Within a few years, Seeger was sailing the Hudson River on the sloop Clearwater, giving concerts at cities and towns along the banks, taking children on historical field trips and raising people’s consciousness about the sad state of the polluted Hudson. Using the ship as a potent symbol, he lobbied the federal government on behalf of the Clean Water Act, which was passed in 1972 and remains one of the most successful environmental laws in history.

The following year the medal winner was Bonnie Raitt. At the height of her success, having sold millions of records and won a slew of Grammy awards, she was approached by Fender (Musical Instruments Corp.) with a very lucrative offer. They wanted to produce and sell a new model of autographed guitar, one suited to her particular style of blues playing.

She answered that she had no interest in making money off her own autograph. However, she agreed to their offer on one condition: that they use her share of the proceeds from the sale of this new guitar as seed money to fund guitar lessons for inner-city kids all across the country, facilitated by the Boys and Girls Clubs of America. The program was adopted and quickly spread to more than 200 venues.

Fourteen years have passed since Bonnie’s bright idea. Now known as the Boys & Girls Club Program for Music Education, it’s still going strong.

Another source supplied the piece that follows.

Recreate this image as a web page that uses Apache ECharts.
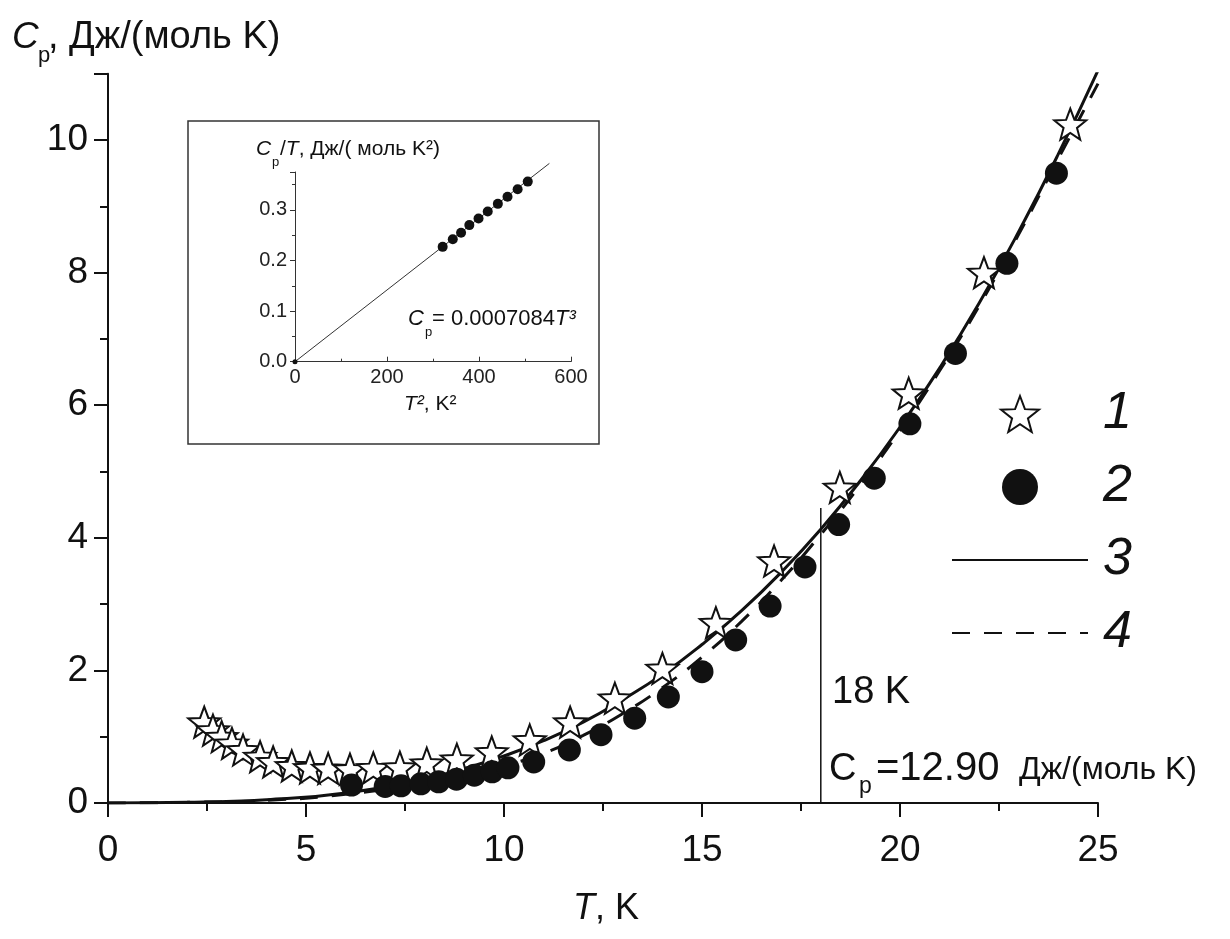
<!DOCTYPE html>
<html><head><meta charset="utf-8">
<script src="https://cdn.jsdelivr.net/npm/echarts@6/dist/echarts.min.js"></script>
<style>html,body{margin:0;padding:0;background:#fff}#c{width:1230px;height:939px}</style>
</head><body><div id="c"></div>
<script>
// ---- main chart data ----
const starT  = [2.43,2.65,2.87,3.13,3.41,3.84,4.17,4.64,5.1,5.56,6.11,6.7,7.37,8.05,8.81,9.69,10.65,11.67,12.8,14.0,15.35,16.82,18.48,20.22,22.12,24.3];
const starCp = [1.22,1.10,1.00,0.90,0.80,0.70,0.62,0.56,0.53,0.52,0.51,0.53,0.54,0.60,0.66,0.77,0.95,1.22,1.58,2.03,2.72,3.65,4.76,6.18,8.00,10.24];
const circT  = [6.15,7.0,7.4,7.9,8.35,8.8,9.25,9.7,10.1,10.75,11.65,12.45,13.3,14.15,15.0,15.85,16.72,17.6,18.45,19.35,20.25,21.4,22.7,23.95];
const circCp = [0.27,0.25,0.26,0.29,0.32,0.36,0.42,0.47,0.53,0.62,0.80,1.03,1.28,1.60,1.98,2.46,2.97,3.56,4.20,4.90,5.72,6.78,8.14,9.50];
const curveT   = [0,2,4,6,8,9,10,11,12,13,14,15,16,17,18,19,20,21,22,23,24,25];
const solidCp  = [0,0.01,0.05,0.15,0.36,0.52,0.71,0.94,1.22,1.56,1.94,2.39,2.90,3.48,4.13,4.86,5.67,6.56,7.54,8.62,9.79,11.05];
const dashedCp = [0,0.01,0.04,0.13,0.30,0.42,0.56,0.75,1.02,1.35,1.74,2.20,2.74,3.36,4.05,4.80,5.62,6.52,7.50,8.58,9.72,10.85];
const markT  = [18, 18];
const markCp = [0, 4.45];
const xTicks = [0,5,10,15,20,25];
const yTicks = [0,2,4,6,8,10];
// ---- inset data ----
const insetT2  = [321,343,361,379,399,419,441,462,484,506];
const insetCpT = [0.227,0.242,0.255,0.270,0.283,0.297,0.312,0.326,0.341,0.356];
const fitT2  = [0, 553];
const fitCpT = [0, 0.392];
const originT2 = [0], originCpT = [0];
const legendNames = ['1','2','3','4'];

const zip = (a,b) => a.map((v,i)=>[v,b[i]]);
const FF = '"Liberation Sans", Arial, sans-serif';
const STAR = 'path://M0,-10 L2.47,-3.40 L9.51,-3.09 L3.99,1.30 L5.88,8.09 L0,4.2 L-5.88,8.09 L-3.99,1.30 L-9.51,-3.09 L-2.47,-3.40 Z';
const INK = '#111';

function txt(x, y, text, size, italic) {
  return {type:'text', x:x, y:y, silent:true, z:10,
    style:{text:text, fontSize:size, fontFamily:FF, fontStyle: italic?'italic':'normal', fill:INK, align:'left', verticalAlign:'middle'}};
}
function rich(x, y, text, size) {
  return {type:'text', x:x, y:y, silent:true, z:10,
    style:{text:text, fontSize:size, fontFamily:FF, fill:INK, align:'left', verticalAlign:'middle',
      rich:{ n:{fontSize:size, fontFamily:FF, fill:INK}, i:{fontSize:size, fontFamily:FF, fontStyle:'italic', fill:INK} }}};
}
const hiddenSym = {color:'rgba(0,0,0,0)', borderWidth:0, opacity:0};

const chart = echarts.init(document.getElementById('c'), null, {renderer:'canvas'});
chart.setOption({
  animation:false,
  backgroundColor:'#fff',
  grid:[
    {left:108, right:132, top:73.7, bottom:136},
    {left:295, right:659, top:172, bottom:577.3}
  ],
  xAxis:[
    {gridIndex:0, type:'value', min:0, max:25, interval:5,
     axisLine:{lineStyle:{color:INK, width:2}},
     axisTick:{inside:false, length:14, lineStyle:{color:INK, width:2}},
     minorTick:{show:true, splitNumber:2, length:8, lineStyle:{color:INK, width:2}},
     splitLine:{show:false},
     axisLabel:{fontSize:37, fontFamily:FF, color:INK, margin:29}},
    {gridIndex:1, type:'value', min:0, max:600, interval:200,
     axisLine:{lineStyle:{color:'#333', width:1}},
     axisTick:{inside:true, length:5, lineStyle:{color:'#333', width:1}},
     minorTick:{show:true, splitNumber:2, length:3, lineStyle:{color:'#333', width:1}},
     splitLine:{show:false},
     axisLabel:{fontSize:20, fontFamily:FF, color:'#222', margin:6}}
  ],
  yAxis:[
    {gridIndex:0, type:'value', min:0, max:11, interval:2,
     axisLine:{show:true, lineStyle:{color:INK, width:2}},
     axisTick:{show:true, inside:false, length:14, lineStyle:{color:INK, width:2}},
     minorTick:{show:true, splitNumber:2, length:8, lineStyle:{color:INK, width:2}},
     splitLine:{show:false},
     axisLabel:{fontSize:37, fontFamily:FF, color:INK, margin:20, showMaxLabel:false}},
    {gridIndex:1, type:'value', min:0, max:0.375, interval:0.1,
     axisLine:{show:true, lineStyle:{color:'#333', width:1}},
     axisTick:{show:true, inside:false, length:5, lineStyle:{color:'#333', width:1}},
     minorTick:{show:true, splitNumber:2, length:3, lineStyle:{color:'#333', width:1}},
     splitLine:{show:false},
     axisLabel:{fontSize:20, fontFamily:FF, color:'#222', margin:8, showMaxLabel:false,
       formatter:v=>v.toFixed(1)}}
  ],
  legend:{
    data:[{name:legendNames[0]},{name:legendNames[1]},
          {name:legendNames[2], itemStyle:hiddenSym},{name:legendNames[3], itemStyle:hiddenSym}],
    orient:'vertical', left:946, top:383,
    itemWidth:136, itemHeight:36, itemGap:21, selectedMode:false,
    textStyle:{fontSize:52, fontStyle:'italic', fontFamily:FF, color:INK, lineHeight:52, padding:[0,0,0,10]}
  },
  series:[
    {name:'3', type:'line', data:zip(curveT, solidCp), smooth:true, symbol:'none',
     lineStyle:{color:INK, width:3}, itemStyle:{color:INK}, z:2, silent:true},
    {name:'4', type:'line', data:zip(curveT, dashedCp), smooth:true, symbol:'none',
     lineStyle:{color:INK, width:3, type:[18,14]}, itemStyle:{color:INK}, z:2, silent:true},
    {name:'mark18', type:'line', data:zip(markT, markCp), symbol:'none',
     lineStyle:{color:INK, width:1.5}, z:2, silent:true},
    {name:'1', type:'scatter', data:zip(starT, starCp), symbol:STAR, symbolSize:[32,31],
     itemStyle:{color:'#fff', borderColor:INK, borderWidth:2, opacity:1}, z:3, silent:true},
    {name:'2', type:'scatter', data:zip(circT, circCp), symbol:'circle', symbolSize:23,
     itemStyle:{color:INK, opacity:1}, z:4, silent:true},
    // inset
    {name:'fit', type:'line', xAxisIndex:1, yAxisIndex:1, data:zip(fitT2, fitCpT), symbol:'none', clip:false,
     lineStyle:{color:'#333', width:1}, z:3, silent:true},
    {name:'inset', type:'scatter', xAxisIndex:1, yAxisIndex:1, data:zip(insetT2, insetCpT), symbol:'circle', symbolSize:10,
     itemStyle:{color:INK, opacity:1}, z:4, silent:true},
    {name:'origin', type:'scatter', xAxisIndex:1, yAxisIndex:1, data:zip(originT2, originCpT), symbol:'circle', symbolSize:5,
     itemStyle:{color:INK, opacity:1}, z:4, silent:true, clip:false}
  ],
  graphic:[
    {type:'rect', shape:{x:188, y:121, width:411, height:323}, style:{fill:'none', stroke:'#333', lineWidth:1.5}, silent:true, z:1},
    // main y title
    txt(12, 37.5, 'C', 37, true),
    txt(38, 56, 'p', 22, false),
    txt(48, 37.5, ', Дж/(моль K)', 38, false),
    // main x title
    rich(573, 909, '{i|T}{n|, K}', 36),
    // annotation
    txt(832, 692.5, '18 K', 38, false),
    txt(829, 769.5, 'C', 38, false),
    txt(859, 787, 'p', 23, false),
    txt(876, 768.5, '=12.90', 40, false),
    txt(1019, 770, 'Дж/(моль K)', 32, false),
    // inset texts
    txt(256, 149, 'C', 21, true),
    txt(272, 162, 'p', 13, false),
    rich(280, 149, '{n|/}{i|T}{n|, Дж/( моль K²)}', 21),
    txt(408, 319, 'C', 22, true),
    txt(425, 332, 'p', 13, false),
    rich(432, 319, '{n|= 0.0007084}{i|T³}', 22),
    rich(404, 404, '{i|T²}{n|, K²}', 21)
  ]
});
</script></body></html>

And the great stories abound: David Hays and the National Theater of the Deaf, Mira Nair and her film school in Uganda (Maisha), Yo-Yo Ma and his Silk Road project. These were — and still are — all marvelous, inspiring tales. But what was especially exciting about them was the fact that they were being told to college students just at the moment when they most needed to hear them. Most young people reach college with lofty, ambitious goals and a rooted sense of idealism and optimism. They need words of encouragement, support and hope.

But there’s something else they need to be told: that when you reach what you’re aiming for, and many of you will, think about what else you can do. The people I’ve described went beyond their original aspirations, sometimes in wildly unlikely ways. Think about how they made a difference in the world, and how much joy and pride they took in what they accomplished. Think about how they mingled art and commerce for the public good.

And then if you like, take the word art out of the equation, because you certainly don’t have to be an artist to follow their example. It’s sometimes a very simple thing to be CREATIVE, be USEFUL, be PRACTICAL and be GENEROUS.



This piece was adapted from a speech given by John Lithgow on Feb. 18, 2008, at the Clinton School.